C’est un grand jeune homme de 25 ans qui vit au bord du fleuve dans le nord du Sénégal. Très jeune il urinait du sang, il ne s’en est jamais inquiété. Pour lui sa signifiait qu’il devenait un homme et d’ailleurs sa c’était arrêté seul sans traitement.
Mais là il maigrissait, il digérait mal et son visage enflait surtout le matin au réveil. Il avait fait des analyses et son médecin lui avait simplement dit qu’il lui fallait aller à Dakar. Il a vendu sa vache et c’est mis en route estimant son retour à la semaine prochaine.
Six heure du matin, il fait froid, les gens indifférents le dépasse sans le voir, il est de plus en plus fatigué mais pour lui c’est le résultat du très long voyage qu’il vient de faire, de toutes les façons quoiqu’il arrive il est en sécurité il est au porte du fameux « Dantec ».
La gêne respiratoire s’aggrave, il demande de l’aide mais personne ne le comprend, il s’affale sur le sol…. Sept heure trente, l’agent charger de l’accueil le remarque enfin, il est d’urgence conduit en réanimation … il peut maintenant perdre connaissance, il est sauvé.
Troisième jour d’hospitalisation, il pense avoir survécu au pire il est conduit en Urologie, il appelle ses parents pour les rassurer, tout va bien leur dit-il, tout va bien pense-t-il.
C’est à ce moment que je pénètre dans la salle. Les résultats des examens sont sans appel, ses reins sont détruits par les séquelles d’une bilharziose mal prise en charge. Khassim n’a plus que deux alternatives la dialyse ou la transplantation.
On se regarde on sait ce que ça signifie dans ces conditions, il est condamné. Il nous fait un grand sourire traduisant sa reconnaissance et son admiration pour notre profession, on lui tourne le dos.
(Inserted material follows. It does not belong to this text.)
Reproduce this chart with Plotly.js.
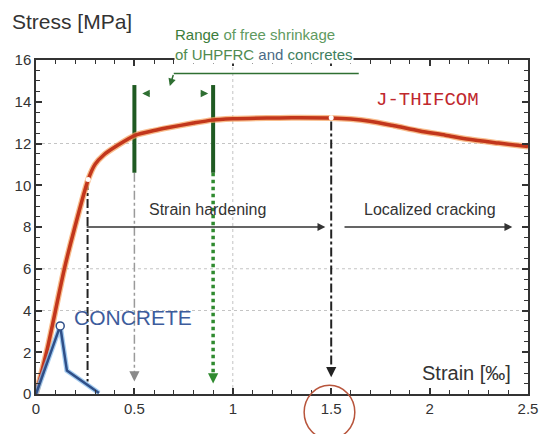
<!DOCTYPE html>
<html>
<head>
<meta charset="utf-8">
<script src="https://cdn.plot.ly/plotly-3.0.1.min.js"></script>
<style>html,body{margin:0;padding:0;background:#fff;}#chart{width:547px;height:434px;}</style>
</head>
<body>
<div id="chart"></div>
<script>
// ---- Data ----
const strainJ = [0, 0.056, 0.143, 0.194, 0.265, 0.30, 0.344, 0.413, 0.506, 0.60, 0.667, 0.80, 0.895, 1.0, 1.173, 1.30, 1.494, 1.60, 1.696, 1.82, 1.95, 2.08, 2.20, 2.35, 2.50];
const stressJ = [0, 2.1, 5.95, 7.87, 10.27, 11.0, 11.45, 11.9, 12.4, 12.62, 12.75, 12.98, 13.12, 13.18, 13.22, 13.23, 13.22, 13.17, 13.07, 12.85, 12.6, 12.4, 12.2, 12.02, 11.85];

const strainC = [0, 0.123, 0.157, 0.32];
const stressC = [0, 3.26, 1.12, 0.05];

const breakStrain = [0.265, 1.5];
const breakStress = [10.27, 13.23];

// vertical guide lines: strain, top stress, bottom stress
const guideStrain = [0.262, 0.5, 0.9, 1.5];
const guideTop    = [10.2, 10.6, 10.6, 13.05];
const guideBottom = [0.6, 0.95, 0.85, 1.1];
const arrowTip    = [null, 0.6, 0.5, 0.8];

// free shrinkage range bars
const rangeStrain = [0.5, 0.9];
const rangeLow = 10.6;
const rangeHigh = 14.8;

const xRange = [0, 2.5];
const yRange = [0, 16];
const xTickStep = 0.5;
const xMinorStep = 0.1;
const yTickStep = 2;
const yMinorStep = 0.5;

const gridY = [4, 6, 12];
const gridX = [1];

// ---- Traces ----
const traces = [];

const guideStyles = [
  {color: '#222', width: 2, dash: 'dashdot'},
  {color: '#9a9a9a', width: 1.5, dash: 'dashdot'},
  {color: '#2f8a2f', width: 3.5, dash: 'dot'},
  {color: '#222', width: 2, dash: 'dashdot'}
];
guideStrain.forEach((s, i) => {
  traces.push({x: [s, s], y: [guideTop[i], guideBottom[i]], mode: 'lines', line: guideStyles[i], hoverinfo: 'skip'});
});

rangeStrain.forEach(s => {
  traces.push({x: [s, s], y: [rangeLow, rangeHigh], mode: 'lines', line: {color: '#1f5a22', width: 4}, hoverinfo: 'skip'});
});

// J-THIFCOM curve (halo + core)
traces.push({x: strainJ, y: stressJ, mode: 'lines', line: {color: 'rgba(245,160,90,0.7)', width: 6, shape: 'spline', smoothing: 0.7}, hoverinfo: 'skip'});
traces.push({x: strainJ, y: stressJ, mode: 'lines', line: {color: '#c2361c', width: 3.5, shape: 'spline', smoothing: 0.7}, name: 'J-THIFCOM'});
traces.push({x: breakStrain, y: breakStress, mode: 'markers', marker: {color: '#fff', size: 5, line: {width: 0}}, hoverinfo: 'skip'});

// Concrete curve
traces.push({x: strainC, y: stressC, mode: 'lines', line: {color: 'rgba(140,190,235,0.8)', width: 5}, hoverinfo: 'skip'});
traces.push({x: strainC, y: stressC, mode: 'lines', line: {color: '#2f4f88', width: 2.5}, name: 'CONCRETE'});
traces.push({x: [strainC[1]], y: [stressC[1]], mode: 'markers', marker: {color: '#fff', size: 8, line: {color: '#2f4f88', width: 1.5}}, hoverinfo: 'skip'});

// ---- Shapes ----
const shapes = [];
gridY.forEach(v => shapes.push({type: 'line', xref: 'paper', x0: 0, x1: 1, yref: 'y', y0: v, y1: v, layer: 'below', line: {color: '#c4c4c4', width: 1, dash: 'dot'}}));
gridX.forEach(v => shapes.push({type: 'line', yref: 'paper', y0: 0, y1: 1, xref: 'x', x0: v, x1: v, layer: 'below', line: {color: '#c4c4c4', width: 1, dash: 'dot'}}));
shapes.push({type: 'line', xref: 'x', yref: 'y', x0: 0.70, x1: 1.64, y0: 15.35, y1: 15.35, line: {color: '#2f6f32', width: 1.5}});
shapes.push({type: 'circle', xref: 'paper', yref: 'paper', x0: 0.545, x1: 0.648, y0: -0.135, y1: 0.026, line: {color: '#b8553c', width: 1.5}});

// ---- Annotations ----
const annotations = [];
const arrowColors = [null, '#8a8a8a', '#2f8a2f', '#222'];
guideStrain.forEach((s, i) => {
  if (arrowTip[i] === null) return;
  annotations.push({x: s, y: arrowTip[i], ax: s, ay: arrowTip[i] + 0.45, xref: 'x', yref: 'y', axref: 'x', ayref: 'y', text: '', showarrow: true, arrowhead: 2, arrowsize: 1.2, arrowwidth: 1.7, arrowcolor: arrowColors[i]});
});
annotations.push({x: 0.54, y: 14.4, ax: 0.585, ay: 14.4, xref: 'x', yref: 'y', axref: 'x', ayref: 'y', text: '', showarrow: true, arrowhead: 2, arrowsize: 1, arrowwidth: 1.5, arrowcolor: '#2f6f32'});
annotations.push({x: 0.875, y: 14.4, ax: 0.83, ay: 14.4, xref: 'x', yref: 'y', axref: 'x', ayref: 'y', text: '', showarrow: true, arrowhead: 2, arrowsize: 1, arrowwidth: 1.5, arrowcolor: '#2f6f32'});
annotations.push({x: 0.68, y: 14.75, ax: 0.70, ay: 15.35, xref: 'x', yref: 'y', axref: 'x', ayref: 'y', text: '', showarrow: true, arrowhead: 2, arrowsize: 1, arrowwidth: 1.5, arrowcolor: '#2f6f32'});
annotations.push({x: 1.47, y: 8, ax: 0.25, ay: 8, xref: 'x', yref: 'y', axref: 'x', ayref: 'y', text: '', showarrow: true, arrowhead: 2, arrowsize: 1.2, arrowwidth: 1.3, arrowcolor: '#333'});
annotations.push({x: 2.42, y: 8, ax: 1.56, ay: 8, xref: 'x', yref: 'y', axref: 'x', ayref: 'y', text: '', showarrow: true, arrowhead: 2, arrowsize: 1.2, arrowwidth: 1.3, arrowcolor: '#333'});
annotations.push({x: 0.87, y: 8.85, xref: 'x', yref: 'y', text: 'Strain hardening', showarrow: false, font: {family: 'Arial, Liberation Sans, sans-serif', size: 16, color: '#333'}});
annotations.push({x: 2.0, y: 8.85, xref: 'x', yref: 'y', text: 'Localized cracking', showarrow: false, font: {family: 'Arial, Liberation Sans, sans-serif', size: 16, color: '#333'}});
annotations.push({x: 1.99, y: 14.1, xref: 'x', yref: 'y', text: 'J-THIFCOM', showarrow: false, font: {family: 'Liberation Mono, DejaVu Sans Mono, monospace', size: 19, color: '#c0282d'}});
annotations.push({x: 0.493, y: 3.65, xref: 'x', yref: 'y', text: 'CONCRETE', showarrow: false, font: {family: 'Arial, Liberation Sans, sans-serif', size: 21, color: '#3d5c9c'}});
annotations.push({x: 0.70, y: 1.045, xref: 'x', yref: 'paper', xanchor: 'left', yanchor: 'middle', align: 'left', bgcolor: '#fff', borderpad: 0,
  text: '<span style="color:#3b7d3b">Range</span> <span style="color:#5f9a5f">of free shrinkage</span><br><span style="color:#4f8a4f">of UHPFRC</span> <span style="color:#4a6a86">and</span> <span style="color:#3f8060">concretes</span>',
  showarrow: false, font: {family: 'Arial, Liberation Sans, sans-serif', size: 15}});
annotations.push({x: 0.97, y: 0.063, xref: 'paper', yref: 'paper', xanchor: 'right', yanchor: 'middle', text: 'Strain [‰]', showarrow: false, font: {family: 'Arial, Liberation Sans, sans-serif', size: 20, color: '#333'}});

const layout = {
  width: 547, height: 434,
  margin: {l: 36, r: 19, t: 60, b: 40},
  paper_bgcolor: '#fff', plot_bgcolor: '#fff',
  font: {family: 'Arial, Liberation Sans, sans-serif', size: 15, color: '#333'},
  showlegend: false,
  title: {text: 'Stress [MPa]', x: 12 / 547, xanchor: 'left', y: 1 - 22 / 434, yanchor: 'middle',
          font: {family: 'Arial, Liberation Sans, sans-serif', size: 21, color: '#333'}},
  xaxis: {range: xRange, dtick: xTickStep, tick0: 0,
          showline: true, linecolor: '#333', linewidth: 1.5, mirror: 'ticks',
          ticks: 'inside', ticklen: 6, tickwidth: 1.5, tickcolor: '#333',
          gridcolor: 'rgba(0,0,0,0)', zerolinecolor: '#333', zerolinewidth: 1.5,
          minor: {dtick: xMinorStep, ticks: 'inside', ticklen: 4, tickwidth: 1.2, tickcolor: '#333'}},
  yaxis: {range: yRange, dtick: yTickStep, tick0: 0,
          showline: true, linecolor: '#333', linewidth: 1.5, mirror: 'ticks',
          ticks: 'inside', ticklen: 6, tickwidth: 1.5, tickcolor: '#333',
          gridcolor: 'rgba(0,0,0,0)', zerolinecolor: '#333', zerolinewidth: 1.5,
          minor: {dtick: yMinorStep, ticks: 'inside', ticklen: 4, tickwidth: 1.2, tickcolor: '#333'}},
  shapes: shapes,
  annotations: annotations
};

Plotly.newPlot('chart', traces, layout, {displayModeBar: false});
</script>
</body>
</html>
Pour nous il vaut mieux ne pas avoir de liens affectifs avec lui…. Plusieurs jours après, je rentre dans la salle, le lit vide de Khassim me demande pourquoi? Pourquoi faut-il continuer …. ? Il n’y pas l’ombre d’un doute il faut transplanter. Le temps que » le premier à transplanter » finisse de faire la tournée des télévisions et reçoivent prix et médailles, combien de Khassim seront ailleurs?
Nous ne sommes pas des sportifs, nous ne serons pas jugés par notre galerie de trophées. Ceux qui nous jugerons au final sont ceux que nous avons laissé au bord de la route.